Apologetics is a mainstay of Christianity and for good reason. As 1 Peter 3:15 declares, “Always be prepared to give an answer to everyone who asks you to give the reason for the hope that you have. But do this with gentleness and respect….”
So what exactly is apologetics? The word comes from the Greek word “apologia” meaning a “defense”. We still maintain that idea of offering a defense in our word “apology”, at least insofar as we offer an apology as a defense or excuse.
Here’s an example. Imagine somebody comes late to my class and says “Sorry, I’m late but I was carjacked.” That is not a mea culpa apology which says “I’m sorry for my inexcusable lateness”. Rather, it is a defense apology: “It is unfortunate that I’m late but I’m really not to blame”. Certainly in the case of a carjacking a defense apology is warranted but other times nothing but a mea culpa will do. (The man who hits his girlfriend in a fit of rage had better not say “I’m sorry but you make me so mad.” His only hope at that point is a complete acceptance of blame and a resolve to live his life differently.)
With that in mind, we can think of the Christian apologist as aiming for something like an extended defense apology: “It is unfortunate that I disagree with you but here are the reasons why…”
Stated as such, apologetics is a truth-seeking discipline. It is aimed at identifying the grounds and reasons that a rational person could come to believe Christianity is true. So why is it that apologetics often has a bad name among skeptics of Christianity? In part the problem is that we come up short on the gentleness and respect part. But there is another reason as well: people often don’t believe that the apologist is really concerned with truth seeking at all.
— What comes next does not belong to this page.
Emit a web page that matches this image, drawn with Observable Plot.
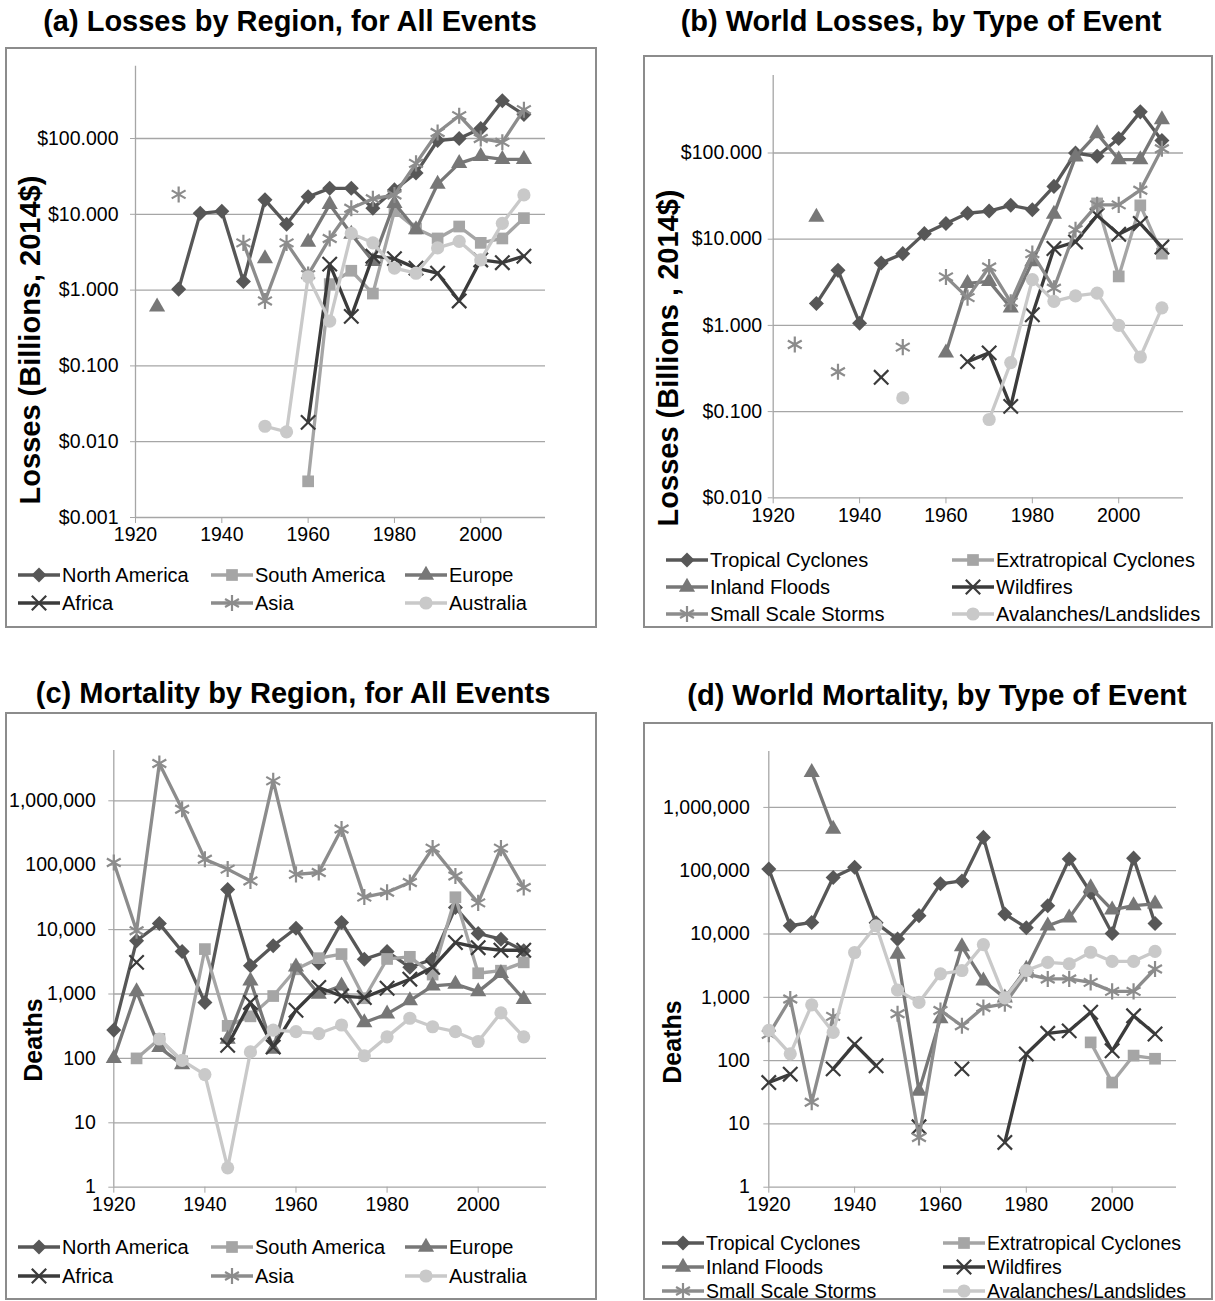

Let’s say that I’m looking for a mortgage. I have two alternatives. I could go to the personal banker at my local TD Canada Trust where he will declare with confidence that his bank offers the best deal. Maybe it does, but the concern will linger: if his ultimate allegiance is to the bank, why should I trust him?
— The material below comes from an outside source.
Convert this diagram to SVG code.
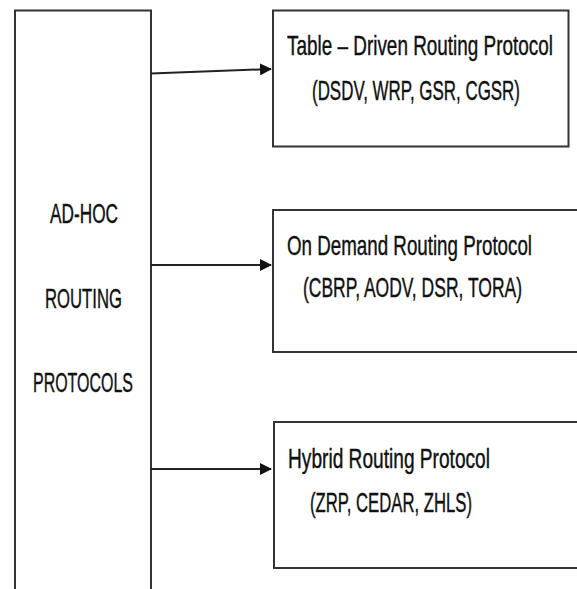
<svg xmlns="http://www.w3.org/2000/svg" width="577" height="589" viewBox="0 0 577 589">
<defs>
<style>
.box{fill:#fff;stroke:#333;stroke-width:2}
.conn{stroke:#222;stroke-width:2;fill:none}
.t{font-family:"Liberation Sans",Arial,sans-serif;font-size:19.5px;fill:#111;stroke:#111;stroke-width:0.3}
.c{text-anchor:middle}
</style>
<marker id="arr" markerWidth="12" markerHeight="12" refX="11" refY="6" orient="auto" markerUnits="userSpaceOnUse">
<path d="M0,0 L12,6 L0,12 Z" fill="#111"/>
</marker>
</defs>
<rect width="577" height="589" fill="#fff"/>
<g id="adhoc">
<rect class="box" x="15" y="10.5" width="136" height="600"/>
<text class="t c" transform="translate(84,223) scale(1,1.42)" textLength="68" lengthAdjust="spacingAndGlyphs">AD-HOC</text>
<text class="t c" transform="translate(83.5,308) scale(1,1.42)" textLength="77" lengthAdjust="spacingAndGlyphs">ROUTING</text>
<text class="t c" transform="translate(83,392) scale(1,1.42)" textLength="100" lengthAdjust="spacingAndGlyphs">PROTOCOLS</text>
</g>
<g id="table-driven">
<rect class="box" x="273" y="10.5" width="295.5" height="136"/>
<text class="t" transform="translate(287,54.5) scale(1,1.42)" textLength="266" lengthAdjust="spacingAndGlyphs">Table – Driven Routing Protocol</text>
<text class="t" transform="translate(312,100) scale(1,1.42)" textLength="208" lengthAdjust="spacingAndGlyphs">(DSDV, WRP, GSR, CGSR)</text>
</g>
<g id="on-demand">
<rect class="box" x="273" y="210" width="320" height="142"/>
<text class="t" transform="translate(287,255) scale(1,1.42)" textLength="245" lengthAdjust="spacingAndGlyphs">On Demand Routing Protocol</text>
<text class="t" transform="translate(303,297) scale(1,1.42)" textLength="219" lengthAdjust="spacingAndGlyphs">(CBRP,  AODV, DSR, TORA)</text>
</g>
<g id="hybrid">
<rect class="box" x="274" y="422" width="320" height="146"/>
<text class="t" transform="translate(288,468) scale(1,1.42)" textLength="202" lengthAdjust="spacingAndGlyphs">Hybrid Routing Protocol</text>
<text class="t" transform="translate(310,512) scale(1,1.42)" textLength="162" lengthAdjust="spacingAndGlyphs">(ZRP, CEDAR, ZHLS)</text>
</g>
<g id="connectors">
<line class="conn" x1="151" y1="73.5" x2="271" y2="69" marker-end="url(#arr)"/>
<line class="conn" x1="151" y1="265" x2="271" y2="265" marker-end="url(#arr)"/>
<line class="conn" x1="151" y1="469" x2="271" y2="469" marker-end="url(#arr)"/>
</g>
</svg>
And so I switch to plan B: visit a mortgage broker who has no final allegiance to any one of the banks. His allegiance is instead to identifying where the superior mortgage is to be found. If that turns out to be TD Canada Trust then well and good, but it could just as well be ING or Bank of Montreal.
So there’s the problem in a nutshell. Apologists are viewed with suspicion because their concern is really like that of the personal banker – selling what their business has to offer – rather than with the mortgage broker who is concerned with getting at the truth.
Of course there is some truth to this complaint. I read and hear Christian apologists all the time who intentionally or unintentionally are skewing things to their advantage in a way that belies their claims to be simply defenders of truth. To take one example, recently a popular Christian apologist debated an infamous atheist. After the debate the Christian apologist chortled that when the atheist had raised a point he couldn’t answer he engaged in an old debater’s trick: he changed the topic.
He may have thought that a clever debater’s trick, but Plato would have dismissed it as sophistry of the worst sort. If a debate is about winning then about getting at the truth then it really is a useless exercise.
This is a problem but make no mistake: it is not a problem unique to Christian apologists. There are apologists who are Muslims, Mormons, atheists, secularists, and indeed from every different worldview imaginable, who conduct themselves more as personal bankers than mortgage brokers. Obviously this is not a matter of Christianity or religion. It is a matter of whether we – whoever the “we” happens to be – are more concerned with getting at truth than merely vindicating our status quo of belief.
Nor is the problem limited to worldviews. You can just as well be a company man who defends your company and its products with the same dedication that a cultist defends her leader. Or you might be an over protective parent who becomes an embarrasing apologist for your brat every time the kid makes an appearance in juvenile court. There are bad apologists everywhere. But the problem is not with arguing for a position over-against alternatives, and it would be absurd to suggest that it is. Rather, the problem is with defending a position in a way that is incautious, intractable, and irrational.
With that in mind, let me offer a very modest suggestion: the very best kind of apologist is not the one who aims at winning arguments or making converts, but rather the one who aims to lay the truth bare. That, it seems to me, requires no apology.